L’intermittence des énergies renouvelables pousse les gestionnaires de réseaux électriques et les foyers à résoudre le casse-tête entre la production et la consommation d’électricité qui varient en permanence au cours de la journée et de l’année. Comment peut-on stocker l’électricité ?
Tandis que l’Europe est entrée dans la période hivernale 2021/22 avec des niveaux de stockage de gaz naturel (graphique 1) et des réservoirs d’eau dans les pays nordiques au plus bas depuis plus de dix ans, l’Allemagne progresse dans la fermeture définitive de ses centrales nucléaires et la France subit des fermetures temporaires des siennes pour des besoins de maintenance. Un contexte idéal pour que le prix de l’électricité atteigne des niveaux records et que le sujet de la capacité de stockage d’énergie soit ramené au cœur de ces enjeux, d’autant plus que le déploiement des énergies renouvelables accentue ce besoin et crée de nouveaux paradigmes.
Si le déploiement massif des renouvelables a comme impact la réduction des émissions de CO2, il modifie aussi les périodes de pic de production d’électricité qui ne se calquent plus sur les pics de consommation. En effet, l’énergie solaire n’est pas ‘acheminable’ comme le gaz, l’hydro et le nucléaire et est davantage produite entre 8h à 18h (graphique 2). L’électricité produite devant être utilisée instantanément pour ne pas être perdue, la question majeure du stockage de l’énergie pour une utilisation tout au long de la journée est donc au cœur des recherches.
La solution pour gérer cette électricité produite en surplus viendra donc de l’installation d’un stockage qui peut prendre plusieurs formes :
- de l’hydraulique qui consiste à remonter de l’eau dans les barrages pour répondre à la demande hivernale et/ou nocturne
- de batteries chez les particuliers et de grands espaces au niveau des producteurs d’électricité
- de la production d’hydrogène par électrolyse, qui sera stockée et reconvertie en électricité ou utilisée comme telle
La solution par pompage hydraulique est employée depuis de nombreuses années mais ne suffira plus au vu des contraintes en termes de zones disponibles pour la construction de nouveaux barrages et du rythme de déploiement des énergies renouvelables. Les batteries installées chez les particuliers, d’une capacité allant de 3 à 14 kWh, permettent de stocker l’énergie produite pendant la journée pour être consommée dans la soirée.

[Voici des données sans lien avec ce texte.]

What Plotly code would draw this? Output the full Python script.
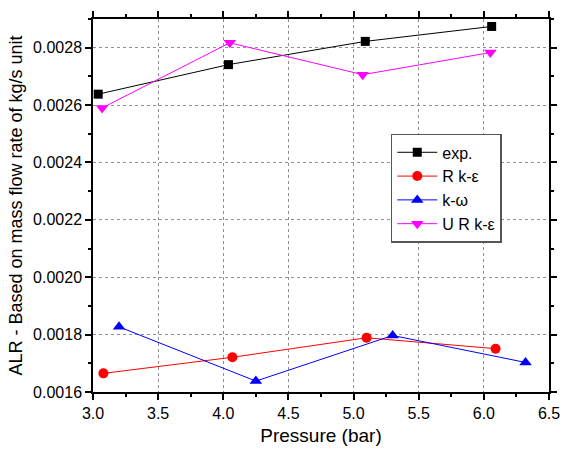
import plotly.graph_objects as go

exp_x = [3.04, 4.04, 5.09, 6.06]
exp_y = [0.002638, 0.002741, 0.002822, 0.002874]
rke_x = [3.08, 4.07, 5.10, 6.09]
rke_y = [0.001665, 0.001721, 0.001789, 0.001751]
kw_x = [3.20, 4.25, 5.30, 6.32]
kw_y = [0.001827, 0.001638, 0.001797, 0.001703]
urke_x = [3.07, 4.05, 5.07, 6.05]
urke_y = [0.002590, 0.002817, 0.002706, 0.002783]

fig = go.Figure()
fig.add_trace(go.Scatter(x=exp_x, y=exp_y, name="exp.", mode="lines+markers",
                         line=dict(color="black", width=1),
                         marker=dict(symbol="square", size=9, color="black")))
fig.add_trace(go.Scatter(x=rke_x, y=rke_y, name="R k-ε", mode="lines+markers",
                         line=dict(color="red", width=1),
                         marker=dict(symbol="circle", size=10, color="red")))
fig.add_trace(go.Scatter(x=kw_x, y=kw_y, name="k-ω", mode="lines+markers",
                         line=dict(color="blue", width=1),
                         marker=dict(symbol="triangle-up", size=11, color="blue")))
fig.add_trace(go.Scatter(x=urke_x, y=urke_y, name="U R k-ε", mode="lines+markers",
                         line=dict(color="magenta", width=1),
                         marker=dict(symbol="triangle-down", size=11, color="magenta")))

axis_common = dict(showline=True, linecolor="black", linewidth=1.5, mirror="ticks",
                   ticks="outside", ticklen=6, tickwidth=1.5, tickcolor="black",
                   showgrid=True, gridcolor="#909090", griddash="3px,3px", gridwidth=1,
                   zeroline=False, tickfont=dict(size=16, color="black"), automargin=False)

fig.update_xaxes(range=[3.0, 6.5], dtick=0.5, tickformat=".1f",
                 minor=dict(dtick=0.25, ticks="outside", ticklen=3, tickcolor="black", showgrid=False),
                 title=dict(text="Pressure (bar)", font=dict(size=19, color="black"), standoff=8),
                 **axis_common)
fig.update_yaxes(range=[0.0016, 0.0029], dtick=0.0002, tick0=0.0016, tickformat=".4f",
                 minor=dict(dtick=0.0001, ticks="outside", ticklen=3, tickcolor="black", showgrid=False),
                 title=dict(text="ALR - Based on mass flow rate of kg/s unit", font=dict(size=18, color="black"), standoff=6),
                 **axis_common)

fig.update_layout(
    width=562, height=450,
    margin=dict(l=93, r=13, t=19, b=58),
    paper_bgcolor="white", plot_bgcolor="white",
    font=dict(family="Liberation Sans, Arial, sans-serif", color="black"),
    legend=dict(x=0.653, y=0.692, xanchor="left", yanchor="top",
                bgcolor="white", bordercolor="#555555", borderwidth=1.5,
                font=dict(size=16, color="black"), tracegroupgap=0, itemwidth=40),
    showlegend=True,
)

fig.write_html("out.html", config={"displayModeBar": False},
               post_script="document.body.style.margin='0';document.body.style.overflow='hidden';")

Les grands espaces de stockage, à l’image de l’emblématique Hornsdale Power Reserve en Australie, d’une capacité de 150MWh et co-développée par Tesla et Neoen, permettent d’équilibrer rapidement la charge sur le réseau, d’emmagasiner l’énergie lors des pics de production et de prendre le relais en cas de défaillance sur le réseau. Plus récemment, en février 2021, le Texas a subi une coupure d’électricité durant plusieurs jours à la suite de multiples défaillances qui ont laissé plus de 4,5 millions de foyers et d’entreprises sans électricité, rappelant l’importance de la résilience du réseau.
Enfin, l’électrolyse de l’eau avec l’électricité produite pendant les périodes de surplus permet de créer de l’hydrogène vert à des coûts très faibles puisque l’électricité aurait été perdue. L’hydrogène serait ensuite stocké à haute pression et pourrait être injecté dans les réseaux de gaz où il se mélangera au gaz naturel (jusqu’à 20% dans les infrastructures existantes selon les études les plus récentes) ou reconverti en électricité grâce aux piles à combustible pour soutenir une très forte demande, généralement lors des pics de consommation en hiver.
Quel avenir pour le stockage de l’électricité ?
Le prix d’achat des batteries a été divisé par deux sur les quatre dernières années, passant de $220/kWh en 2017 à $123/kWh en 2021 (graphique 3), porté par l’essor des véhicules électriques. En effet, la capacité de production de batteries a augmenté de 84% entre 2019 et 2021 et devrait être multipliée par 4,5 entre 2021 et 2025, ce qui présage encore des réductions de coûts et donc une plus large diffusion, aussi bien au niveau des gestionnaires de réseaux qu’auprès des particuliers.
Si les énergies renouvelables ont réussi à réduire leur coût de déploiement à un niveau leur permettant d’être compétitives avec les énergies fossiles (graphique 5), on peut espérer que le stockage suive la même direction. En effet, le coût de production de l’électricité renouvelable permettant déjà de substantielles économies pour les ménages (graphique 6), la pose de batteries de stockage permettra à ces derniers d’optimiser leurs installations, ce qui devrait accélérer encore plus son déploiement. Le stockage d’énergie sera essentiel pour la transition du mix énergétique vers les renouvelables et devrait donc représenter un axe de croissance très dynamique.